The template README required by various econ journals asks for a statement about the rights to RE-distribute data. Many economists are confused by this: “But the data is publicly available.” Let me try to disentangle that somewhat.
The statement about rights
The statement says
I certify that the author(s) of the manuscript have documented permission to redistribute/publish the data contained within this replication package. Appropriate permission are documented in the LICENSE.txt file.
Two questions arise: what does this mean, and what is an author supposed to do with the LICENSE.txt file? And then of course, how to cite it all.
Questions and some answers
Here are a few questions that arise
Do you require licensing information for all the data that we are using, or just the specific data that is provided in the replication package?
Many econ papers use data from multiple sources, including data that are clearly confidential. Some data sources are not confidential, but are subject to copyright or licensing agreements. The replication package should ONLY contain data that can be redistributed, and the statement ONLY pertains to such data. It does not pertain to data not included within the replication package.
Of course, a good chunk of the README is spent describing ALL the data sources, including the confidential ones, the non-confidential ones that are copyrighted, the non-confidential ones that are proprietary, or otherwise subject to redistribution restrictions. ALL data provenance must be described, sufficient for a replicator to start from scratch, ignoring even the data provided within the replication package. That description should contain the licensing information for every dataset as well, at least in summary. It should list pertinent conditions and restrictions, for instance: application process, required residency or citizenship, etc. The LICENSE.txt is more likely to contain a long text in legalese, the formal permission to use the data that is in fact included in the package.
Why can’t I redistribute this data, since it is publicly available?
I’ll take the IPUMS CPS and the S&P 500 as an example.

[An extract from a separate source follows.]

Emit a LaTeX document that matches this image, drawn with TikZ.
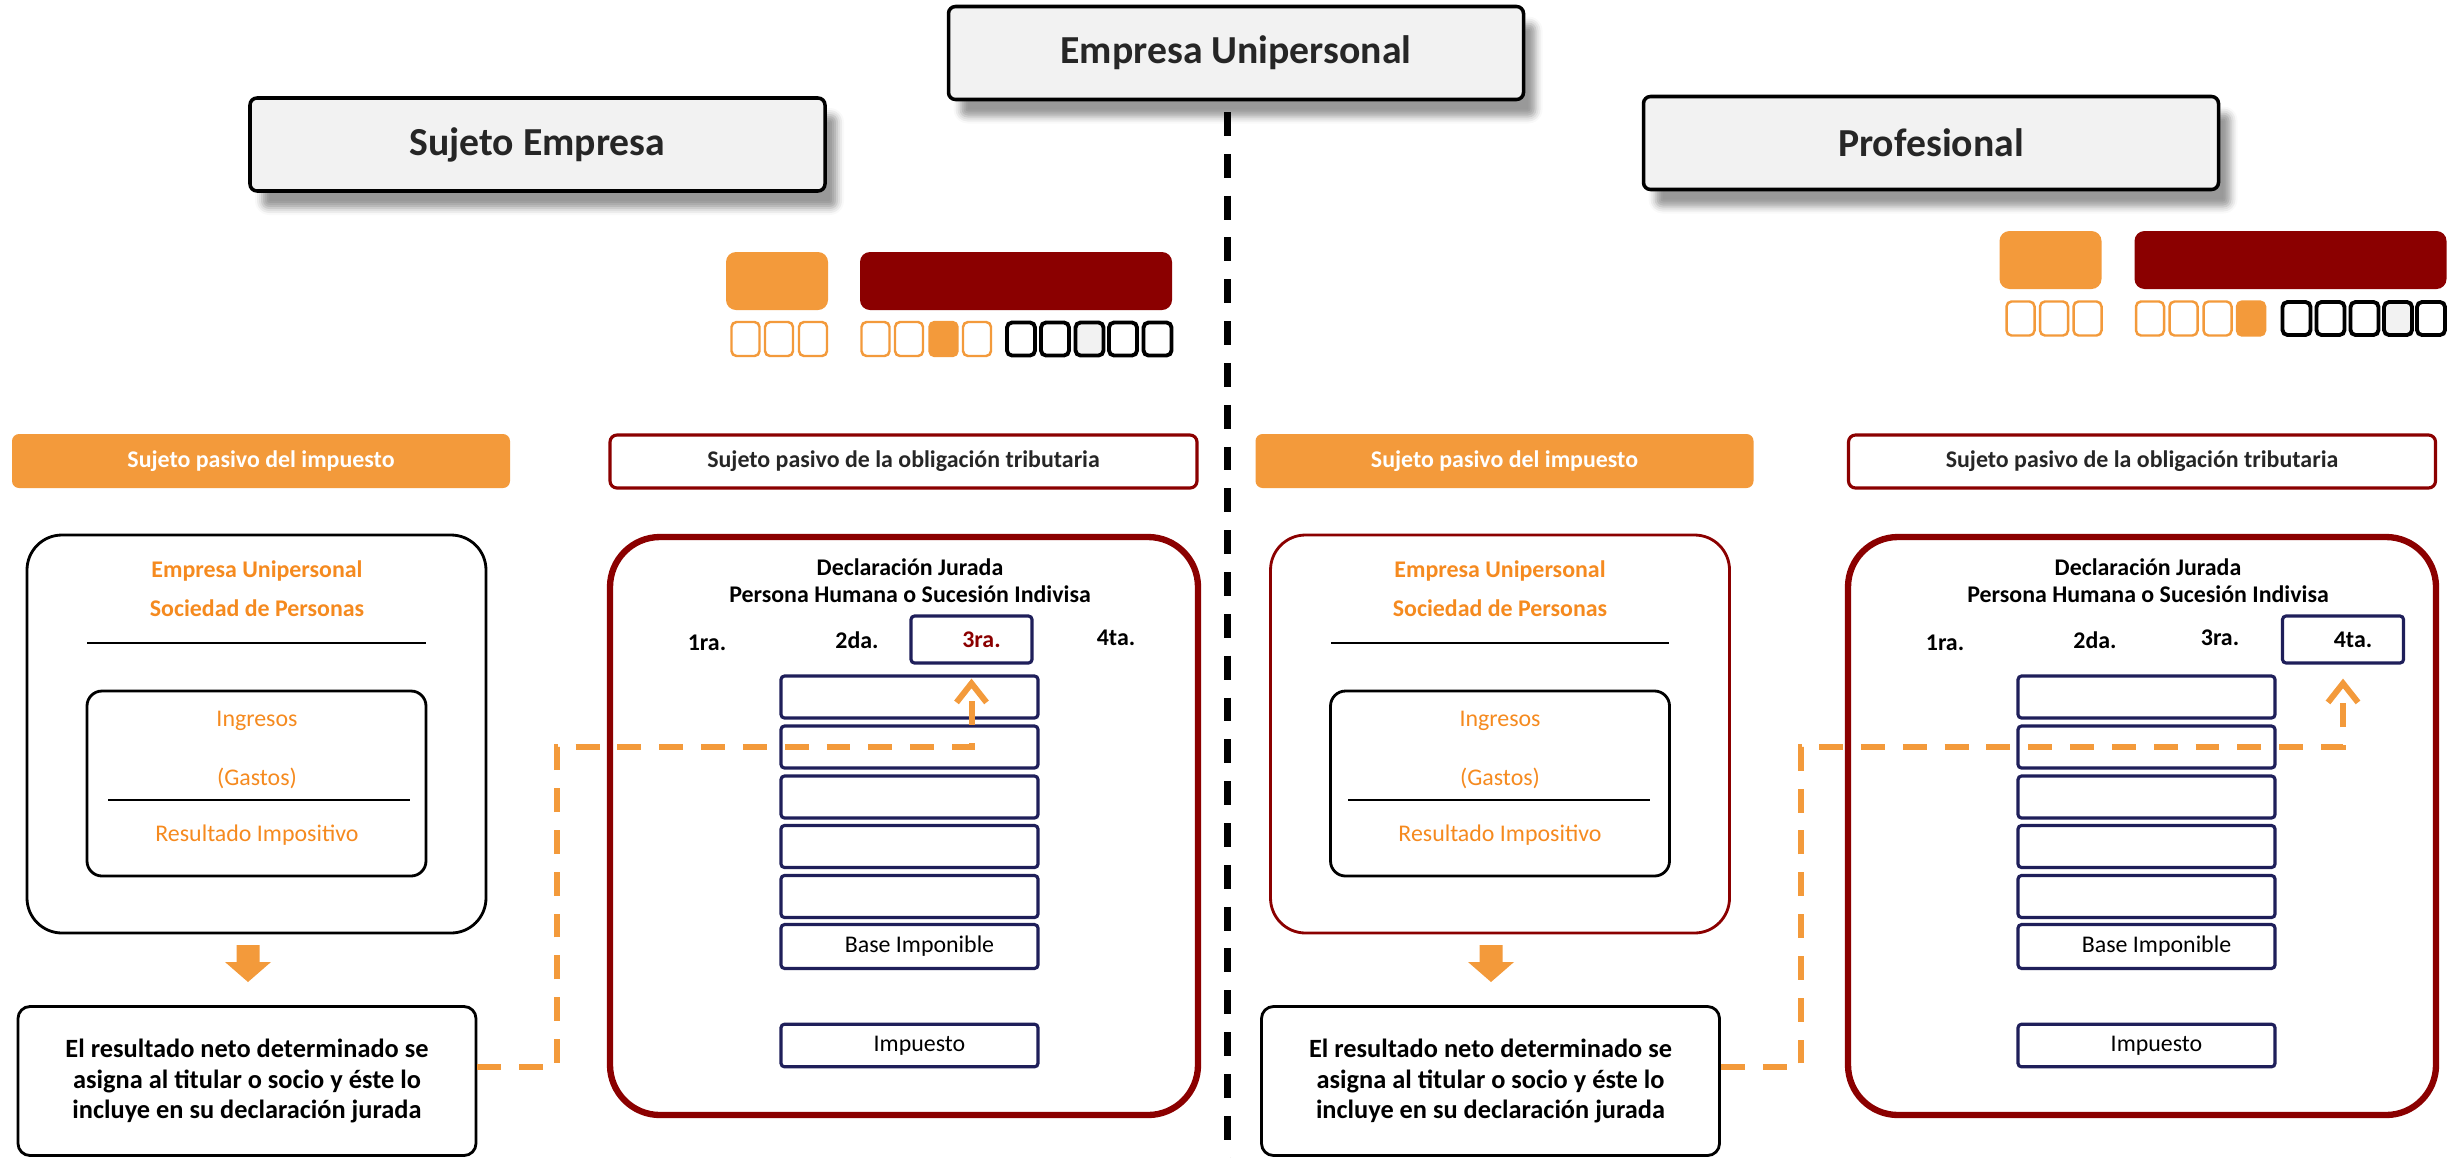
\documentclass[tikz,border=0pt]{standalone}
\usepackage{fontspec}
\setmainfont{Carlito}
\usepackage{xcolor}
\usetikzlibrary{arrows.meta,calc,shadows.blur}
\definecolor{boxgray}{HTML}{F2F2F2}
\definecolor{barorange}{HTML}{F39A3B}
\definecolor{txtorange}{HTML}{F58A1F}
\definecolor{djred}{HTML}{8B0000}
\definecolor{formnavy}{HTML}{1F1F5A}
\tikzset{
	headbox/.style={
			draw, line width=1pt, fill=boxgray, rounded corners=2pt,
			minimum width=5.75cm, minimum height=0.93cm,
			font=\fontsize{11.3}{13}\selectfont\bfseries, text=black!85,
			blur shadow={shadow xshift=0.12cm, shadow yshift=-0.17cm,
					shadow blur radius=0.07cm, shadow opacity=40}
		},
	ley_imp/.style={fill=barorange, rounded corners=0.1cm, inner sep=0,
			minimum width=1.02cm, minimum height=0.58cm},
	ley_obl/.style={fill=djred, rounded corners=0.1cm, inner sep=0,
			minimum width=3.12cm, minimum height=0.58cm},
	sq_o/.style={draw=barorange, line width=0.7pt, rounded corners=0.05cm, inner sep=0,
			minimum width=0.28cm, minimum height=0.34cm},
	sq_k/.style={draw=black, line width=1.1pt, rounded corners=0.05cm, inner sep=0,
			minimum width=0.28cm, minimum height=0.33cm},
	bar_imp/.style={fill=barorange, rounded corners=2pt, text=white,
			minimum width=4.98cm, minimum height=0.54cm,
			font=\fontsize{6.8}{8}\selectfont\bfseries},
	bar_obl/.style={draw=djred, line width=0.9pt, rounded corners=2pt, text=black!85,
			minimum width=5.87cm, minimum height=0.53cm,
			font=\fontsize{6.8}{8}\selectfont\bfseries},
	ente/.style={line width=0.8pt, rounded corners=0.35cm,
			minimum width=4.59cm, minimum height=3.98cm},
	calc_box/.style={draw, line width=0.8pt, rounded corners=0.15cm,
			minimum width=3.39cm, minimum height=1.85cm},
	orng_b/.style={text=txtorange, font=\fontsize{6.8}{8}\selectfont\bfseries},
	orng/.style={text=txtorange, font=\fontsize{6.8}{8}\selectfont},
	asigna/.style={draw, line width=0.8pt, rounded corners=0.12cm, align=center,
			minimum width=4.58cm, minimum height=1.49cm,
			font=\fontsize{7.5}{8.8}\selectfont\bfseries},
	flecha/.style={fill=barorange},
	dj/.style={draw=djred, line width=1.8pt, rounded corners=0.5cm,
			minimum width=5.88cm, minimum height=5.78cm},
	dj_txt/.style={align=center, font=\fontsize{6.8}{7.7}\selectfont\bfseries},
	cat/.style={font=\fontsize{6.8}{8}\selectfont\bfseries},
	cat_box/.style={draw=formnavy, line width=0.9pt, rounded corners=1pt,
			minimum width=1.21cm, minimum height=0.47cm,
			font=\fontsize{6.8}{8}\selectfont\bfseries},
	renglon/.style={draw=formnavy, line width=0.9pt, rounded corners=1pt,
			minimum width=2.57cm, minimum height=0.42cm,
			font=\fontsize{6.8}{8}\selectfont},
	traslado/.style={draw=barorange, line width=1.7pt, dash pattern=on 6.8pt off 5.1pt,
			-{Straight Barb[length=0.19cm, width=0.3cm, line width=1.7pt]}},
	divisor/.style={line width=2pt, dash pattern=on 6.8pt off 5.1pt}
}

\begin{document}
\begin{tikzpicture}
        \useasboundingbox (0,0) rectangle (24.48,-11.57);
        \node[headbox] (emp_U) at (12.36,-0.53) {Empresa Unipersonal};
        \node[headbox] (suj_E) at (5.375,-1.445) {Sujeto Empresa};
        \node[headbox] (prof) at (19.31,-1.43) {Profesional};
        \coordinate (div_top) at (12.27,-1.12);
        \coordinate (div_bot) at (12.27,-11.6);
        \draw[divisor] (div_top) -- (div_bot);
        % leyenda izquierda
        \node[ley_imp] (ley_imp_L) at (7.77,-2.81) {};
        \node[ley_obl] (ley_obl_L) at (10.16,-2.81) {};
        \node[sq_o] (sq_L1) at (7.455,-3.39) {};
        \node[sq_o] (sq_L2) at (7.79,-3.39) {};
        \node[sq_o] (sq_L3) at (8.13,-3.39) {};
        \node[sq_o] (sq_L4) at (8.755,-3.39) {};
        \node[sq_o] (sq_L5) at (9.09,-3.39) {};
        \node[sq_o,fill=barorange] (sq_L6) at (9.435,-3.39) {};
        \node[sq_o] (sq_L7) at (9.77,-3.39) {};
        \node[sq_k] (sq_L8) at (10.21,-3.39) {};
        \node[sq_k] (sq_L9) at (10.55,-3.39) {};
        \node[sq_k,fill=boxgray] (sq_L10) at (10.895,-3.39) {};
        \node[sq_k] (sq_L11) at (11.23,-3.39) {};
        \node[sq_k] (sq_L12) at (11.575,-3.39) {};
        % leyenda derecha
        \node[ley_imp] (ley_imp_R) at (20.505,-2.60) {};
        \node[ley_obl] (ley_obl_R) at (22.905,-2.60) {};
        \node[sq_o] (sq_R1) at (20.205,-3.185) {};
        \node[sq_o] (sq_R2) at (20.54,-3.185) {};
        \node[sq_o] (sq_R3) at (20.875,-3.185) {};
        \node[sq_o] (sq_R4) at (21.50,-3.185) {};
        \node[sq_o] (sq_R5) at (21.835,-3.185) {};
        \node[sq_o] (sq_R6) at (22.175,-3.185) {};
        \node[sq_o,fill=barorange] (sq_R7) at (22.51,-3.185) {};
        \node[sq_k] (sq_R8) at (22.965,-3.185) {};
        \node[sq_k] (sq_R9) at (23.305,-3.185) {};
        \node[sq_k] (sq_R10) at (23.645,-3.185) {};
        \node[sq_k,fill=boxgray] (sq_R11) at (23.98,-3.185) {};
        \node[sq_k] (sq_R12) at (24.31,-3.185) {};
        % Sujeto Empresa
        \node[bar_imp] (bar_imp_L) at (2.61,-4.61) {Sujeto pasivo del impuesto};
        \node[bar_obl] (bar_obl_L) at (9.035,-4.615) {Sujeto pasivo de la obligación tributaria};
        \node[ente,draw] (ente_L) at (2.565,-7.34) {};
        \node[orng_b] (eu_L) at (2.57,-5.71) {Empresa Unipersonal};
        \node[orng_b] (sp_L) at (2.57,-6.08) {Sociedad de Personas};
        \coordinate (rl_a_L) at (0.87,-6.43);
        \coordinate (rl_b_L) at (4.26,-6.43);
        \draw[line width=0.8pt] (rl_a_L) -- (rl_b_L);
        \node[calc_box] (calc_L) at (2.565,-7.835) {};
        \node[orng] (ing_L) at (2.57,-7.21) {Ingresos};
        \node[orng] (gas_L) at (2.57,-7.78) {(Gastos)};
        \coordinate (rg_a_L) at (1.08,-8.00);
        \coordinate (rg_b_L) at (4.10,-8.00);
        \draw[line width=0.8pt] (rg_a_L) -- (rg_b_L);
        \node[orng] (res_L) at (2.57,-8.35) {Resultado Impositivo};
        \coordinate (fl_L) at (2.48,-9.45);
        \fill[flecha] (fl_L) ++(-0.115,0) -- ++(0.23,0) -- ++(0,-0.17) -- ++(0.115,0)
            -- ++(-0.23,-0.2) -- ++(-0.23,0.2) -- ++(0.115,0) -- cycle;
        \node[asigna] (asig_L) at (2.47,-10.81) {El resultado neto determinado se\\asigna al titular o socio y éste lo\\incluye en su declaración jurada};
        \node[dj] (dj_L) at (9.04,-8.26) {};
        \node[dj_txt] (dj_t_L) at (9.10,-5.805) {Declaración Jurada\\Persona Humana o Sucesión Indivisa};
        \node[cat] (cat1_L) at (7.07,-6.43) {1ra.};
        \node[cat] (cat2_L) at (8.57,-6.40) {2da.};
        \node[cat_box,text=djred] (cat3_L) at (9.715,-6.395) {\hspace*{0.2cm}3ra.};
        \node[cat] (cat4_L) at (11.16,-6.38) {4ta.};
        \node[renglon] (r1_L) at (9.095,-6.97) {};
        \node[renglon] (r2_L) at (9.095,-7.47) {};
        \node[renglon] (r3_L) at (9.095,-7.97) {};
        \node[renglon] (r4_L) at (9.095,-8.465) {};
        \node[renglon] (r5_L) at (9.095,-8.965) {};
        \node[renglon] (bi_L) at (9.095,-9.465) {\hspace*{0.2cm}Base Imponible};
        \node[renglon] (imp_L) at (9.095,-10.455) {\hspace*{0.2cm}Impuesto};
        \coordinate (codo_L) at (5.57,-7.47);
        \draw[traslado] ([yshift=0.14cm]asig_L.east) -| (codo_L) -| ([yshift=-0.14cm]cat3_L.south);
        % Profesional
        \node[bar_imp] (bar_imp_R) at (15.045,-4.61) {Sujeto pasivo del impuesto};
        \node[bar_obl] (bar_obl_R) at (21.42,-4.615) {Sujeto pasivo de la obligación tributaria};
        \node[ente,draw=djred] (ente_R) at (15.0,-7.34) {};
        \node[orng_b] (eu_R) at (15.0,-5.71) {Empresa Unipersonal};
        \node[orng_b] (sp_R) at (15.0,-6.08) {Sociedad de Personas};
        \coordinate (rl_a_R) at (13.31,-6.43);
        \coordinate (rl_b_R) at (16.69,-6.43);
        \draw[line width=0.8pt] (rl_a_R) -- (rl_b_R);
        \node[calc_box] (calc_R) at (15.0,-7.835) {};
        \node[orng] (ing_R) at (15.0,-7.21) {Ingresos};
        \node[orng] (gas_R) at (15.0,-7.78) {(Gastos)};
        \coordinate (rg_a_R) at (13.48,-8.00);
        \coordinate (rg_b_R) at (16.50,-8.00);
        \draw[line width=0.8pt] (rg_a_R) -- (rg_b_R);
        \node[orng] (res_R) at (15.0,-8.35) {Resultado Impositivo};
        \coordinate (fl_R) at (14.91,-9.45);
        \fill[flecha] (fl_R) ++(-0.115,0) -- ++(0.23,0) -- ++(0,-0.17) -- ++(0.115,0)
            -- ++(-0.23,-0.2) -- ++(-0.23,0.2) -- ++(0.115,0) -- cycle;
        \node[asigna] (asig_R) at (14.905,-10.81) {El resultado neto determinado se\\asigna al titular o socio y éste lo\\incluye en su declaración jurada};
        \node[dj] (dj_R) at (21.42,-8.26) {};
        \node[dj_txt] (dj_t_R) at (21.48,-5.805) {Declaración Jurada\\Persona Humana o Sucesión Indivisa};
        \node[cat] (cat1_R) at (19.45,-6.43) {1ra.};
        \node[cat] (cat2_R) at (20.95,-6.40) {2da.};
        \node[cat] (cat3_R) at (22.20,-6.38) {3ra.};
        \node[cat_box] (cat4_R) at (23.43,-6.395) {\hspace*{0.2cm}4ta.};
        \node[renglon] (r1_R) at (21.465,-6.97) {};
        \node[renglon] (r2_R) at (21.465,-7.47) {};
        \node[renglon] (r3_R) at (21.465,-7.97) {};
        \node[renglon] (r4_R) at (21.465,-8.465) {};
        \node[renglon] (r5_R) at (21.465,-8.965) {};
        \node[renglon] (bi_R) at (21.465,-9.465) {\hspace*{0.2cm}Base Imponible};
        \node[renglon] (imp_R) at (21.465,-10.455) {\hspace*{0.2cm}Impuesto};
        \coordinate (codo_R) at (18.01,-7.47);
        \draw[traslado] ([yshift=0.14cm]asig_R.east) -| (codo_R) -| ([yshift=-0.14cm]cat4_R.south);
    \end{tikzpicture}
\end{document}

“Publicly available” does not mean that you have the rights to distribute. For instance, you can use the S&P 500 data distributed by FRED, but you are not allowed to re-distribute that data, as noted on the page there. You would describe that in the README, but the license would not be in the LICENSE.txt, because you are not, in fact, including the data!
Turning to the CPS: When CPS data is pulled directly from the US Census Bureau website, it is in the “public domain,” i.e., not subject to copyright (Note that this is not clear from the Census Bureau’s website, which simply assumes that you know that! Check the USA.gov website for an explanation.)
Note that other licenses are “sticky” - if you obtain data that is under a CC-BY (Creative Commons) license, then you can do with the data what you want - but you must include the CC-BY license and the original source attribution. In essence, that part of your data is also under a CC-BY license.
What goes into the LICENSE.txt?
This is straightforward if you have a single source. It should state the permissions and conditions that are attached to that file. If the data you obtained has a LICENSE.txt (some do), then simply include that with your deposit. Licenses can be long - they are written in legalese, because they are, in fact, legal permission to do something with the data.
If you created or collected the primary data yourself, you define the LICENSE. By default, deposits on openICPSR have a CC-BY license. We have a small discussion of how to choose licenses at the AEA Data Editor’s website and the Social Science Data Editors’ website.
OK, so how do I cite the data?
Thank you for that question, since most researchers in economics do NOT cite the data. See this extensive discussion over on the Social Science Data Editor website, consult the AEA Style Reference, and remember that not all data distributors provide suggested citations that satisfy the Data Citation Principles. If they ask you to cite a working paper, do so, but also cite the data correctly.
Most of this data was collected in 2016, but the IPUMS AHTUS data citation page only lists the 2018 version. I am unable to find a historic example of this specific citation.
IPUMS doesn’t make it easy, I know. There is a not-so-obvious list of versions of the data at this URL: https://www.ipums.org/projects/ipums-time-use. The IPUMS Time Use Revision history page does NOT list the DOIs for the various version. So as far as I can deduce from that, you would have used V1.0 of the AHTUS data, which has DOI 10.18128/D061.V1.0. You can use https://citation.crosscite.org/, or simply adapt their suggested citation accordingly.
Data providers have not all adapted to a world where data citations are ubiquitious, or should be. Sometimes it takes a little extra work.
Note that data citations should appear both in the manuscript (upon first mention of the data) and in the README (properly formatted as in the manuscript).